REQUEST => Reproduce the listing below word for word, with no pictures.
** BEGIN DATASET CONTENT **
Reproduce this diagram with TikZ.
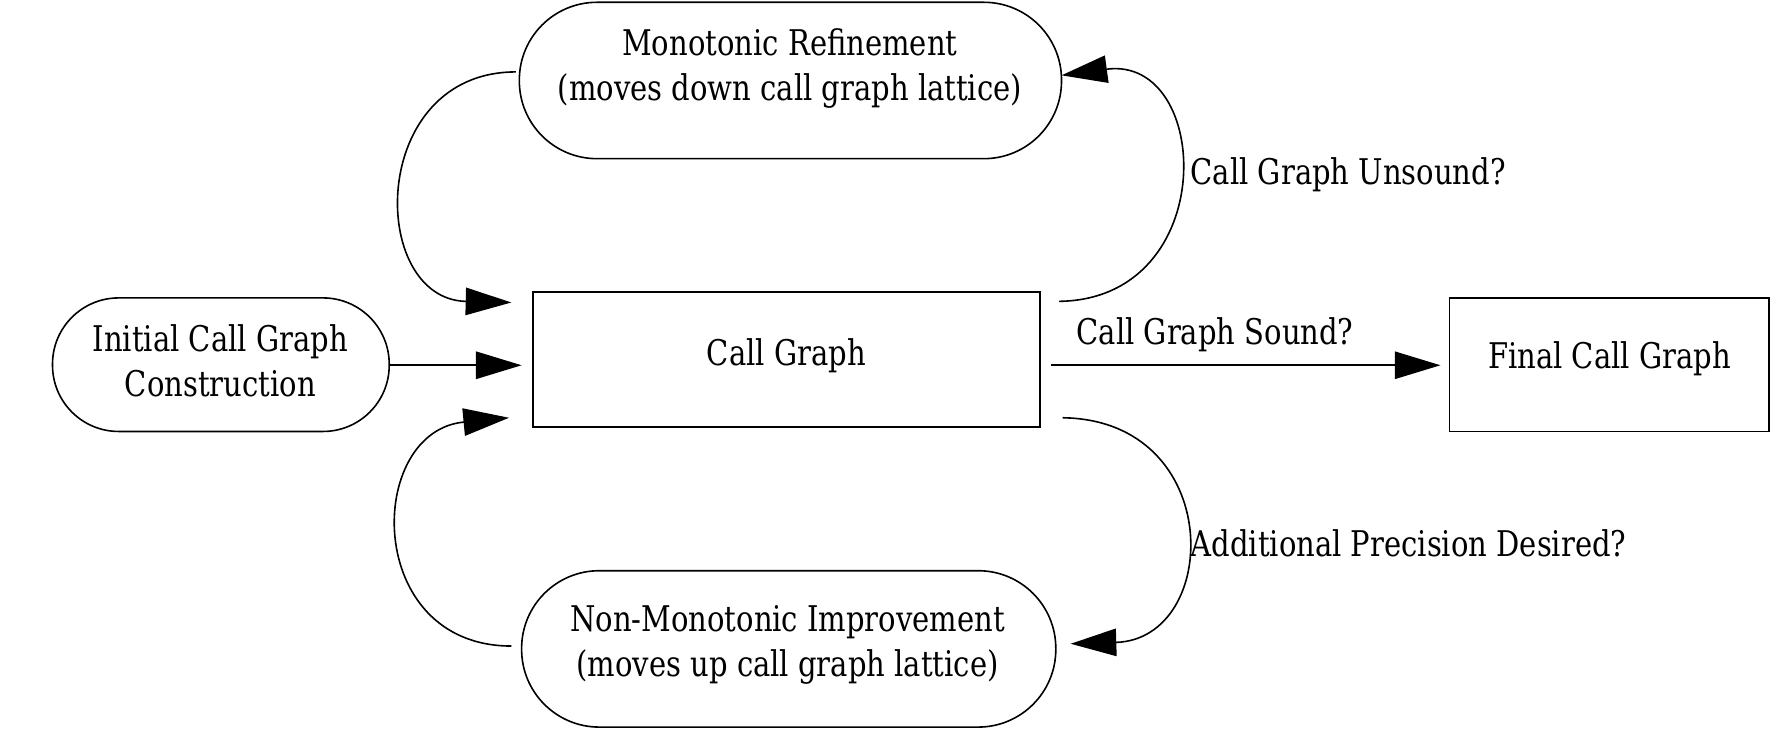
\documentclass[tikz,border=0pt]{standalone}
\usepackage{fontspec}
\setmainfont{DejaVu Serif}[FakeStretch=0.82]
\usetikzlibrary{arrows.meta}
\begin{document}
\begin{tikzpicture}[x=1pt,y=-1pt,
  every node/.style={font=\fontsize{31}{40}\selectfont, align=center, inner sep=0pt},
  stad/.style={draw, line width=1.4pt, rounded corners=68pt},
  box/.style={draw, line width=1.4pt},
  arr/.style={line width=1.4pt, -{Triangle[length=40pt,width=24pt]}},
  lab/.style={anchor=west}]
\useasboundingbox (0,0) rectangle (1570,657);
\draw[stad] (455,2) rectangle (930,139);
\node (mono) at (692,60) {Monotonic Refinement\\(moves down call graph lattice)};
\draw[box] (467,256) rectangle (911,374);
\node (cg) at (689,312) {Call Graph};
\draw[stad, rounded corners=58pt] (46,261) rectangle (341,378);
\node (init) at (193,316) {Initial Call Graph\\Construction};
\draw[box] (1270,261) rectangle (1550,378);
\node (fin) at (1410,314) {Final Call Graph};
\draw[stad] (457,500) rectangle (925,637);
\node (non) at (690,565) {Non-Monotonic Improvement\\(moves up call graph lattice)};
\coordinate (a1) at (341,320); \coordinate (a2) at (457,320);
\coordinate (b1) at (921,320); \coordinate (b2) at (1262,320);
\coordinate (c1) at (928,264); \coordinate (c2) at (930,66);
\coordinate (d1) at (452,63); \coordinate (d2) at (448,265);
\coordinate (e1) at (448,566); \coordinate (e2) at (446,366);
\coordinate (f1) at (931,366); \coordinate (f2) at (938,564);
\draw[arr] (a1) -- (a2);
\draw[arr] (b1) -- (b2);
\node[lab] at (943,293) {Call Graph Sound?};
\draw[arr] (c1) .. controls (1070,262) and (1062,48) .. (c2);
\node[lab] at (1043,153) {Call Graph Unsound?};
\draw[arr] (d1) .. controls (322,63) and (322,262) .. (d2);
\draw[arr] (e1) .. controls (318,566) and (320,378) .. (e2);
\draw[arr] (f1) .. controls (1074,368) and (1070,560) .. (f2);
\node[lab] at (1043,476) {Additional Precision Desired?};
\end{tikzpicture}
\end{document}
** END DATASET CONTENT **
COMPLETED EXERCISE =>
Reproduce this diagram with TikZ.
\documentclass[tikz,border=0pt]{standalone}
\usepackage{fontspec}
\setmainfont{DejaVu Serif}[FakeStretch=0.82]
\usetikzlibrary{arrows.meta}
\begin{document}
\begin{tikzpicture}[x=1pt,y=-1pt,
  every node/.style={font=\fontsize{31}{40}\selectfont, align=center, inner sep=0pt},
  stad/.style={draw, line width=1.4pt, rounded corners=68pt},
  box/.style={draw, line width=1.4pt},
  arr/.style={line width=1.4pt, -{Triangle[length=40pt,width=24pt]}},
  lab/.style={anchor=west}]
\useasboundingbox (0,0) rectangle (1570,657);
\draw[stad] (455,2) rectangle (930,139);
\node (mono) at (692,60) {Monotonic Refinement\\(moves down call graph lattice)};
\draw[box] (467,256) rectangle (911,374);
\node (cg) at (689,312) {Call Graph};
\draw[stad, rounded corners=58pt] (46,261) rectangle (341,378);
\node (init) at (193,316) {Initial Call Graph\\Construction};
\draw[box] (1270,261) rectangle (1550,378);
\node (fin) at (1410,314) {Final Call Graph};
\draw[stad] (457,500) rectangle (925,637);
\node (non) at (690,565) {Non-Monotonic Improvement\\(moves up call graph lattice)};
\coordinate (a1) at (341,320); \coordinate (a2) at (457,320);
\coordinate (b1) at (921,320); \coordinate (b2) at (1262,320);
\coordinate (c1) at (928,264); \coordinate (c2) at (930,66);
\coordinate (d1) at (452,63); \coordinate (d2) at (448,265);
\coordinate (e1) at (448,566); \coordinate (e2) at (446,366);
\coordinate (f1) at (931,366); \coordinate (f2) at (938,564);
\draw[arr] (a1) -- (a2);
\draw[arr] (b1) -- (b2);
\node[lab] at (943,293) {Call Graph Sound?};
\draw[arr] (c1) .. controls (1070,262) and (1062,48) .. (c2);
\node[lab] at (1043,153) {Call Graph Unsound?};
\draw[arr] (d1) .. controls (322,63) and (322,262) .. (d2);
\draw[arr] (e1) .. controls (318,566) and (320,378) .. (e2);
\draw[arr] (f1) .. controls (1074,368) and (1070,560) .. (f2);
\node[lab] at (1043,476) {Additional Precision Desired?};
\end{tikzpicture}
\end{document}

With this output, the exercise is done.